Doug Emhoff Has The Best Response To What He'd Do If Kamala Harris Becomes VP

Doug Emhoff might be a high-powered Hollywood attorney, but when it comes to his relationship with Democratic VP contender Kamala Harris, he is clear about what his priority will be if she wins the elections. In an online "Ask a Grown-up" session sponsored by Fatherly, a 9-year-old named Atticus asked Emhoff what he would do if Harris won. "Well, first I'd say 'Yay!”" Emhoff replied in the exchange which aired on Instagram. "And then I'm just gonna do what I always do, Atticus. I'm going to support her because it's really important for men and even young boys to support the strong and wonderful women in their [lives], and I'm going to do that, and I hope you do that too."

This isn't the first time Emhoff has said his first job would be to support his wife. During a virtual forum for a group that advocates paid family and caregiver leave, Emhoff told attendees that he had one task on hand. "I'm doing what I always do: supporting Kamala, being there for her, loving her, and giving her whatever support she needs," he said (via The Washington Post). 

Doug Emhoff is vague about his future plans

Emhoff has been vague what his post election plans are, particularly if they involve working in a Biden White House. He's raised the idea of doing pro-bono legal work, and he's talked about working with the administration to help reunite the deeply divided country (via The Washington Post).

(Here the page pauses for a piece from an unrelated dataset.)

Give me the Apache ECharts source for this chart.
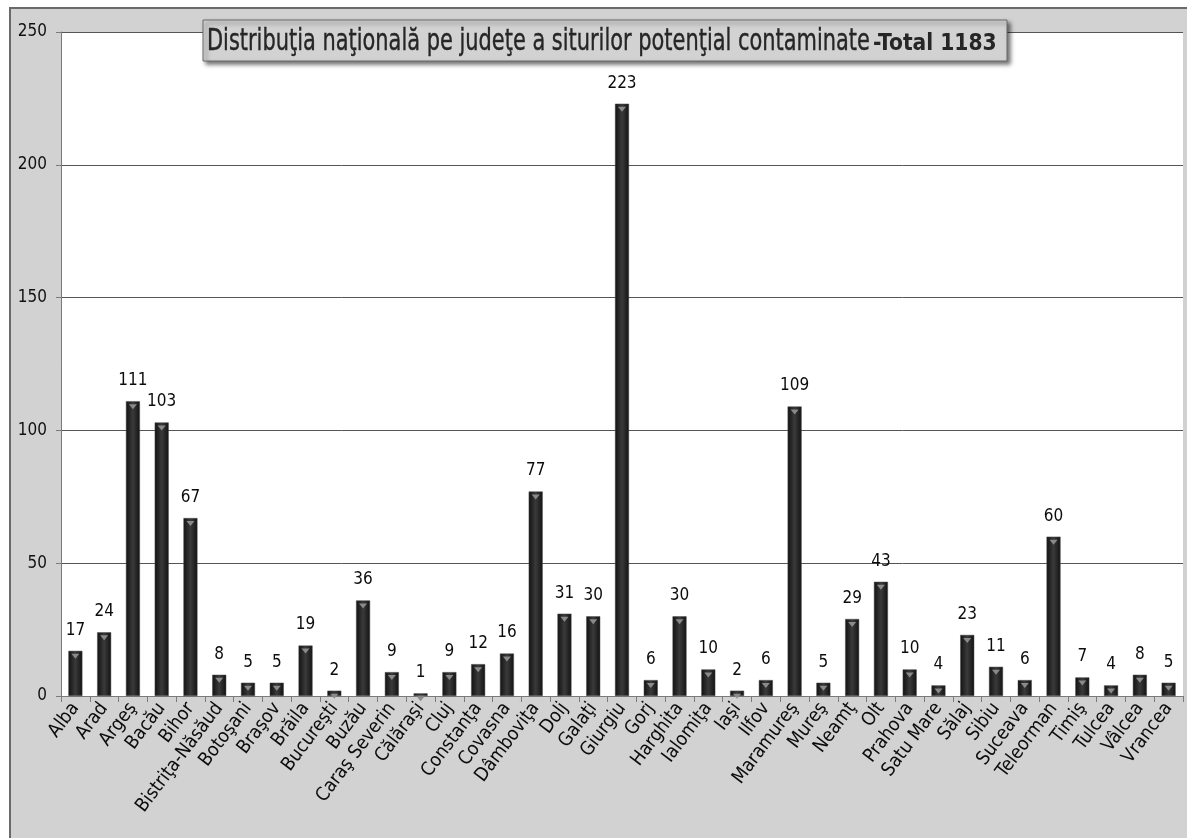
<!DOCTYPE html>
<html>
<head>
<meta charset="utf-8">
<script src="https://cdn.jsdelivr.net/npm/echarts@6/dist/echarts.min.js"></script>
<style>
  html, body { margin: 0; padding: 0; background: #ffffff; }
  #chart { width: 1187px; height: 838px; }
</style>
</head>
<body>
<div id="chart"></div>
<script>
// Counties (judeţe) and number of potentially contaminated sites in each
const counties = [
  'Alba', 'Arad', 'Argeş', 'Bacău', 'Bihor', 'Bistriţa-Năsăud', 'Botoşani', 'Braşov',
  'Brăila', 'Bucureşti', 'Buzău', 'Caraş Severin', 'Călăraşi', 'Cluj', 'Constanţa',
  'Covasna', 'Dâmboviţa', 'Dolj', 'Galaţi', 'Giurgiu', 'Gorj', 'Harghita', 'Ialomiţa',
  'Iaşi', 'Ilfov', 'Maramureş', 'Mureş', 'Neamţ', 'Olt', 'Prahova', 'Satu Mare',
  'Sălaj', 'Sibiu', 'Suceava', 'Teleorman', 'Timiş', 'Tulcea', 'Vâlcea', 'Vrancea'
];
const sites = [
  17, 24, 111, 103, 67, 8, 5, 5,
  19, 2, 36, 9, 1, 9, 12,
  16, 77, 31, 30, 223, 6, 30, 10,
  2, 6, 109, 5, 29, 43, 10, 4,
  23, 11, 6, 60, 7, 4, 8, 5
];
const yTicks = [0, 50, 100, 150, 200, 250];

const titleMain = 'Distribuţia naţională pe judeţe a siturilor potenţial contaminate';
const titleTotal = '-Total 1183';

const narrow = '"Liberation Sans Narrow", "DejaVu Sans Condensed", "Liberation Sans", sans-serif';

const chart = echarts.init(document.getElementById('chart'), null, { renderer: 'canvas' });

chart.setOption({
  backgroundColor: '#ffffff',
  animation: false,
  graphic: [
    {
      // grey chart-area panel with its frame
      type: 'rect',
      z: -10,
      shape: { x: 10, y: 8, width: 1200, height: 860 },
      style: { fill: '#d2d2d2', stroke: '#6a6a6a', lineWidth: 2 }
    },
    {
      // title box with drop shadow
      type: 'rect',
      z: 100,
      shape: { x: 203, y: 20, width: 804, height: 41 },
      style: {
        fill: '#d2d2d2',
        stroke: '#6a6a6a',
        lineWidth: 1,
        shadowColor: 'rgba(0,0,0,0.55)',
        shadowBlur: 4,
        shadowOffsetX: 3,
        shadowOffsetY: 3
      }
    },
    {
      type: 'text',
      z: 101,
      x: 207,
      y: 42,
      scaleX: 0.75,
      originX: 0,
      originY: 0,
      style: {
        text: titleMain,
        fontFamily: narrow,
        fontSize: 31,
        fill: '#262626',
        stroke: '#262626',
        lineWidth: 0.4,
        textVerticalAlign: 'middle',
        verticalAlign: 'middle'
      }
    },
    {
      type: 'text',
      z: 101,
      x: 873,
      y: 44,
      scaleX: 0.98,
      originX: 0,
      originY: 0,
      style: {
        text: titleTotal,
        fontFamily: narrow,
        fontSize: 23,
        fontWeight: 'bold',
        fill: '#262626',
        textVerticalAlign: 'middle',
        verticalAlign: 'middle'
      }
    }
  ],
  grid: {
    left: 61,
    right: 4,
    top: 32,
    bottom: 142,
    show: true,
    backgroundColor: '#ffffff',
    borderWidth: 0
  },
  xAxis: {
    type: 'category',
    data: counties,
    axisLine: { show: true, lineStyle: { color: '#7a7a7a', width: 1 } },
    axisTick: { show: true, alignWithLabel: false, length: 6, lineStyle: { color: '#7a7a7a' } },
    axisLabel: {
      interval: 0,
      rotate: 53,
      margin: 9,
      fontFamily: narrow,
      fontSize: 19,
      color: '#0c0c0c'
    }
  },
  yAxis: {
    type: 'value',
    min: yTicks[0],
    max: yTicks[yTicks.length - 1],
    interval: 50,
    axisLine: { show: true, lineStyle: { color: '#7a7a7a', width: 1 } },
    axisTick: { show: true, length: 5, lineStyle: { color: '#7a7a7a' } },
    axisLabel: {
      margin: 14,
      fontFamily: narrow,
      fontSize: 17,
      color: '#111111'
    },
    splitLine: { show: true, lineStyle: { color: '#555555', width: 1 } }
  },
  series: [
    {
      type: 'bar',
      data: sites,
      barWidth: 14,
      itemStyle: {
        color: new echarts.graphic.LinearGradient(0, 0, 1, 0, [
          { offset: 0, color: '#121212' },
          { offset: 0.5, color: '#3a3a3a' },
          { offset: 1, color: '#121212' }
        ]),
        borderColor: '#4a4a4a',
        borderWidth: 0.5
      },
      label: {
        show: true,
        position: 'top',
        distance: 12,
        fontFamily: narrow,
        fontSize: 17,
        color: '#0c0c0c'
      }
    },
    {
      // small bevel highlight at the top of each bar
      type: 'pictorialBar',
      data: sites,
      barGap: '-100%',
      symbol: 'triangle',
      symbolRotate: 180,
      symbolSize: [8, 5],
      symbolPosition: 'end',
      symbolOffset: [0, 3],
      itemStyle: { color: '#8a8a8a' },
      silent: true,
      z: 3
    }
  ]
});
</script>
</body>
</html>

But the Hollywood lawyer has been clear about the fact that he has no plans to act as an adviser if she wins. "I'm her husband, that's it," Emhoff tells People. "She's got plenty of great people giving her political advice," Emhoff continues. "I'm her partner, I'm her best friend and I'm her husband. And that's what I'm here for. I'm here to have her back." 

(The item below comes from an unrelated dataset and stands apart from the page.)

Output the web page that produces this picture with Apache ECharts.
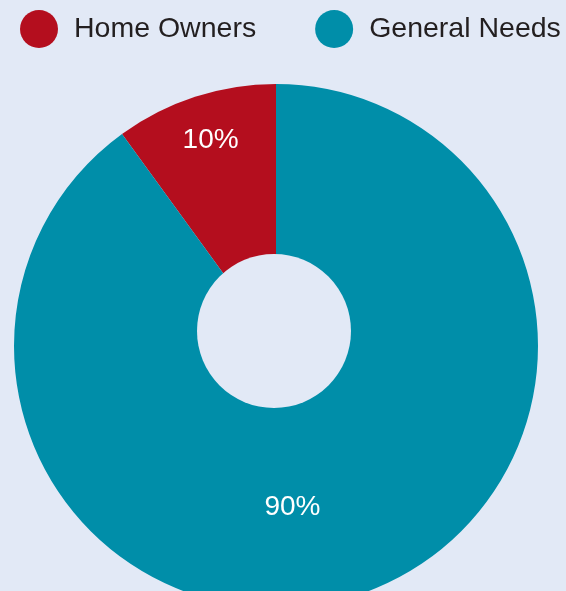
<!DOCTYPE html>
<html>
<head>
<meta charset="utf-8">
<script src="https://cdn.jsdelivr.net/npm/echarts@6/dist/echarts.min.js"></script>
<style>
  html, body { margin: 0; padding: 0; background: #e2e9f6; }
  #chart { width: 566px; height: 591px; }
</style>
</head>
<body>
<div id="chart"></div>
<script>
// Share of units by tenure type
const categories = ['Home Owners', 'General Needs'];
const shares = [10, 90];
const colors = ['#b40e1e', '#008ea9'];

// Label nudges (px) relative to the default 'inside' position, per slice
const labelNudge = [[-24, -78], [-25, 34]];

const BG = '#e2e9f6';

const chart = echarts.init(document.getElementById('chart'), null, { renderer: 'canvas' });

chart.setOption({
  backgroundColor: BG,
  animation: false,
  color: colors,
  legend: {
    data: categories,
    left: 20,
    top: 10,
    padding: 0,
    icon: 'circle',
    itemWidth: 38,
    itemHeight: 38,
    itemGap: 59,
    textStyle: {
      fontFamily: 'Liberation Sans, Arial, sans-serif',
      fontSize: 28.5,
      color: '#231f20',
      padding: [4, 0, 0, 11]
    }
  },
  series: [{
    type: 'pie',
    center: [276, 346],
    radius: [0, 262],
    startAngle: 126,
    clockwise: true,
    silent: true,
    data: categories.map((name, i) => ({ name, value: shares[i] })),
    itemStyle: { borderWidth: 0 },
    label: {
      show: true,
      position: 'inside',
      formatter: '{c}%',
      color: '#ffffff',
      fontFamily: 'Liberation Sans, Arial, sans-serif',
      fontSize: 28,
      fontWeight: 'normal'
    },
    labelLine: { show: false },
    labelLayout: function (params) {
      const n = labelNudge[params.dataIndex];
      return { dx: n[0], dy: n[1] };
    }
  }],
  graphic: [{
    type: 'circle',
    z: 100,
    silent: true,
    shape: { cx: 274, cy: 331, r: 77 },
    style: { fill: BG }
  }]
});
</script>
</body>
</html>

Whether he'll eventually offer her advice on how to get her job done is something they'll work out on their own. But for now, Kamala Harris says the key is that they both listen to each other. "When we do have dinner together — it depends, because we're going to different states a lot— we meet up at night. Sometimes, it's very late at night and one of us is scarfing down food that the other has prepared," Harris says. "It has been often the case that one of us is eating at the table while the other is bringing the food and then listening to the day."